:: Task to complete ::
Take the material below and retype it in full; pictures are left out.

:: Information supplied ::
(begin)
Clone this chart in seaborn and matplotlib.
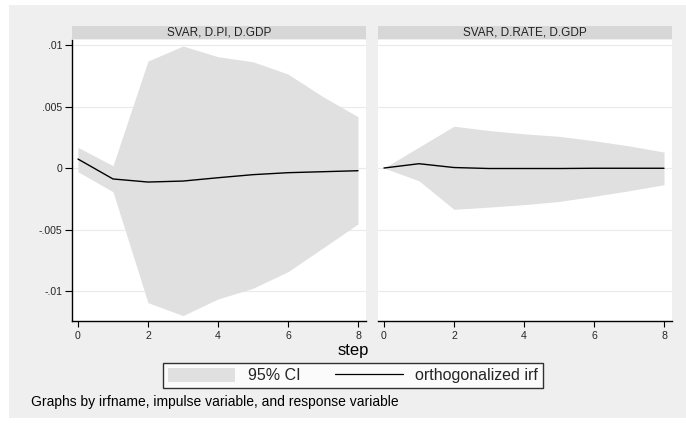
import numpy as np
import pandas as pd
import matplotlib
matplotlib.use("Agg")
import matplotlib.pyplot as plt
from matplotlib.patches import Rectangle, Patch
from matplotlib.lines import Line2D
import seaborn as sns

# ---- data ----
steps = [0, 1, 2, 3, 4, 5, 6, 7, 8]
panel_titles = ["SVAR, D.PI, D.GDP", "SVAR, D.RATE, D.GDP"]

irf_pi = [0.00073, -0.00089, -0.00114, -0.00106, -0.00079, -0.00054, -0.00038, -0.00030, -0.00022]
lo_pi = [-0.00030, -0.00193, -0.01095, -0.01200, -0.01065, -0.00978, -0.00843, -0.00650, -0.00455]
hi_pi = [0.00168, 0.00019, 0.00870, 0.00992, 0.00905, 0.00864, 0.00764, 0.00580, 0.00417]

irf_rate = [0.0, 0.00035, 0.00004, -0.00004, -0.00004, -0.00004, -0.00002, -0.00002, -0.00002]
lo_rate = [0.0, -0.00104, -0.00336, -0.00318, -0.00298, -0.00272, -0.00230, -0.00185, -0.00136]
hi_rate = [0.0, 0.00170, 0.00340, 0.00305, 0.00278, 0.00258, 0.00222, 0.00180, 0.00130]

ytick_vals = [-0.01, -0.005, 0, 0.005, 0.01]
ytick_labels = ["-.01", "-.005", "0", ".005", ".01"]
xtick_vals = [0, 2, 4, 6, 8]

df = pd.concat([
    pd.DataFrame({"step": steps, "irf": irf_pi, "lo": lo_pi, "hi": hi_pi, "panel": panel_titles[0]}),
    pd.DataFrame({"step": steps, "irf": irf_rate, "lo": lo_rate, "hi": hi_rate, "panel": panel_titles[1]}),
])

sns.set_theme(style="white")
plt.rcParams["font.family"] = ["Liberation Sans", "DejaVu Sans"]

W, H = 686, 423
fig = plt.figure(figsize=(W / 100, H / 100), dpi=100, facecolor="white")

# outer gray graph region
fig.patches.append(Rectangle((9 / W, 1 - 418 / H), (686 - 9) / W, (418 - 5) / H,
                             transform=fig.transFigure, facecolor="#efefef",
                             edgecolor="none", zorder=-10))

ci_col = "#e0e0e0"
strip_col = "#d7d7d7"
grid_col = "#eaeaea"

lefts = [72, 378]
right_w = 294
top_px, bot_px = 40, 321
axes = []
for i, (lp, title) in enumerate(zip(lefts, panel_titles)):
    ax = fig.add_axes([lp / W, 1 - bot_px / H, right_w / W, (bot_px - top_px) / H])
    ax.set_zorder(1)
    ax.set_facecolor("white")
    sub = df[df["panel"] == title]
    ax.fill_between(sub["step"], sub["lo"], sub["hi"], color=ci_col, linewidth=0, zorder=2)
    sns.lineplot(data=sub, x="step", y="irf", ax=ax, color="black", linewidth=1.0, zorder=3)
    ax.set_xlim(-0.171, 8.229)
    ax.set_ylim(-0.01244, 0.01041)
    for yv in ytick_vals:
        ax.axhline(yv, color=grid_col, linewidth=0.8, zorder=1)
    ax.set_xticks(xtick_vals)
    ax.set_xticklabels([str(v) for v in xtick_vals], fontsize=7.6)
    ax.set_xlabel("")
    ax.set_ylabel("")
    for s in ["top", "right"]:
        ax.spines[s].set_visible(False)
    ax.spines["bottom"].set_color("black")
    ax.spines["bottom"].set_linewidth(1.0)
    ax.tick_params(axis="x", length=4, width=0.8, color="black", pad=3, direction="out", bottom=True)
    if i == 0:
        ax.set_yticks(ytick_vals)
        ax.set_yticklabels(ytick_labels, fontsize=7.6)
        ax.spines["left"].set_color("black")
        ax.spines["left"].set_linewidth(1.0)
        ax.tick_params(axis="y", length=5, width=0.8, color="black", pad=2, direction="out", left=True)
    else:
        ax.set_yticks([])
        ax.spines["left"].set_visible(False)
    # strip title
    fig.patches.append(Rectangle((lp / W, 1 - 39 / H), right_w / W, 13 / H,
                                 transform=fig.transFigure, facecolor=strip_col,
                                 edgecolor="none", zorder=1))
    fig.text((lp + right_w / 2) / W, 1 - 32.5 / H, title, ha="center", va="center",
             fontsize=8.5, color="#222222")
    axes.append(ax)

fig.text(353 / W, 1 - 350 / H, "step", ha="center", va="center", fontsize=12, color="black")

handles = [Patch(facecolor=ci_col, edgecolor="none"),
           Line2D([0], [0], color="black", linewidth=0.9)]
leg = fig.legend(handles, ["95% CI", "orthogonalized irf"], loc="center",
                 bbox_to_anchor=(353 / W, 1 - 375.5 / H), ncol=2, fontsize=11.5,
                 frameon=True, fancybox=False, edgecolor="black", facecolor="white",
                 handlelength=4.2, handleheight=1.0, handletextpad=0.8,
                 columnspacing=2.2, borderpad=0.3, borderaxespad=0)
leg.get_frame().set_linewidth(1.0)

fig.text(31 / W, 1 - 402 / H, "Graphs by irfname, impulse variable, and response variable",
         ha="left", va="center", fontsize=10, color="black")

fig.savefig("out.png", dpi=100, facecolor="white")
(end)
:: Right answer ::
Clone this chart in seaborn and matplotlib.
import numpy as np
import pandas as pd
import matplotlib
matplotlib.use("Agg")
import matplotlib.pyplot as plt
from matplotlib.patches import Rectangle, Patch
from matplotlib.lines import Line2D
import seaborn as sns

# ---- data ----
steps = [0, 1, 2, 3, 4, 5, 6, 7, 8]
panel_titles = ["SVAR, D.PI, D.GDP", "SVAR, D.RATE, D.GDP"]

irf_pi = [0.00073, -0.00089, -0.00114, -0.00106, -0.00079, -0.00054, -0.00038, -0.00030, -0.00022]
lo_pi = [-0.00030, -0.00193, -0.01095, -0.01200, -0.01065, -0.00978, -0.00843, -0.00650, -0.00455]
hi_pi = [0.00168, 0.00019, 0.00870, 0.00992, 0.00905, 0.00864, 0.00764, 0.00580, 0.00417]

irf_rate = [0.0, 0.00035, 0.00004, -0.00004, -0.00004, -0.00004, -0.00002, -0.00002, -0.00002]
lo_rate = [0.0, -0.00104, -0.00336, -0.00318, -0.00298, -0.00272, -0.00230, -0.00185, -0.00136]
hi_rate = [0.0, 0.00170, 0.00340, 0.00305, 0.00278, 0.00258, 0.00222, 0.00180, 0.00130]

ytick_vals = [-0.01, -0.005, 0, 0.005, 0.01]
ytick_labels = ["-.01", "-.005", "0", ".005", ".01"]
xtick_vals = [0, 2, 4, 6, 8]

df = pd.concat([
    pd.DataFrame({"step": steps, "irf": irf_pi, "lo": lo_pi, "hi": hi_pi, "panel": panel_titles[0]}),
    pd.DataFrame({"step": steps, "irf": irf_rate, "lo": lo_rate, "hi": hi_rate, "panel": panel_titles[1]}),
])

sns.set_theme(style="white")
plt.rcParams["font.family"] = ["Liberation Sans", "DejaVu Sans"]

W, H = 686, 423
fig = plt.figure(figsize=(W / 100, H / 100), dpi=100, facecolor="white")

# outer gray graph region
fig.patches.append(Rectangle((9 / W, 1 - 418 / H), (686 - 9) / W, (418 - 5) / H,
                             transform=fig.transFigure, facecolor="#efefef",
                             edgecolor="none", zorder=-10))

ci_col = "#e0e0e0"
strip_col = "#d7d7d7"
grid_col = "#eaeaea"

lefts = [72, 378]
right_w = 294
top_px, bot_px = 40, 321
axes = []
for i, (lp, title) in enumerate(zip(lefts, panel_titles)):
    ax = fig.add_axes([lp / W, 1 - bot_px / H, right_w / W, (bot_px - top_px) / H])
    ax.set_zorder(1)
    ax.set_facecolor("white")
    sub = df[df["panel"] == title]
    ax.fill_between(sub["step"], sub["lo"], sub["hi"], color=ci_col, linewidth=0, zorder=2)
    sns.lineplot(data=sub, x="step", y="irf", ax=ax, color="black", linewidth=1.0, zorder=3)
    ax.set_xlim(-0.171, 8.229)
    ax.set_ylim(-0.01244, 0.01041)
    for yv in ytick_vals:
        ax.axhline(yv, color=grid_col, linewidth=0.8, zorder=1)
    ax.set_xticks(xtick_vals)
    ax.set_xticklabels([str(v) for v in xtick_vals], fontsize=7.6)
    ax.set_xlabel("")
    ax.set_ylabel("")
    for s in ["top", "right"]:
        ax.spines[s].set_visible(False)
    ax.spines["bottom"].set_color("black")
    ax.spines["bottom"].set_linewidth(1.0)
    ax.tick_params(axis="x", length=4, width=0.8, color="black", pad=3, direction="out", bottom=True)
    if i == 0:
        ax.set_yticks(ytick_vals)
        ax.set_yticklabels(ytick_labels, fontsize=7.6)
        ax.spines["left"].set_color("black")
        ax.spines["left"].set_linewidth(1.0)
        ax.tick_params(axis="y", length=5, width=0.8, color="black", pad=2, direction="out", left=True)
    else:
        ax.set_yticks([])
        ax.spines["left"].set_visible(False)
    # strip title
    fig.patches.append(Rectangle((lp / W, 1 - 39 / H), right_w / W, 13 / H,
                                 transform=fig.transFigure, facecolor=strip_col,
                                 edgecolor="none", zorder=1))
    fig.text((lp + right_w / 2) / W, 1 - 32.5 / H, title, ha="center", va="center",
             fontsize=8.5, color="#222222")
    axes.append(ax)

fig.text(353 / W, 1 - 350 / H, "step", ha="center", va="center", fontsize=12, color="black")

handles = [Patch(facecolor=ci_col, edgecolor="none"),
           Line2D([0], [0], color="black", linewidth=0.9)]
leg = fig.legend(handles, ["95% CI", "orthogonalized irf"], loc="center",
                 bbox_to_anchor=(353 / W, 1 - 375.5 / H), ncol=2, fontsize=11.5,
                 frameon=True, fancybox=False, edgecolor="black", facecolor="white",
                 handlelength=4.2, handleheight=1.0, handletextpad=0.8,
                 columnspacing=2.2, borderpad=0.3, borderaxespad=0)
leg.get_frame().set_linewidth(1.0)

fig.text(31 / W, 1 - 402 / H, "Graphs by irfname, impulse variable, and response variable",
         ha="left", va="center", fontsize=10, color="black")

fig.savefig("out.png", dpi=100, facecolor="white")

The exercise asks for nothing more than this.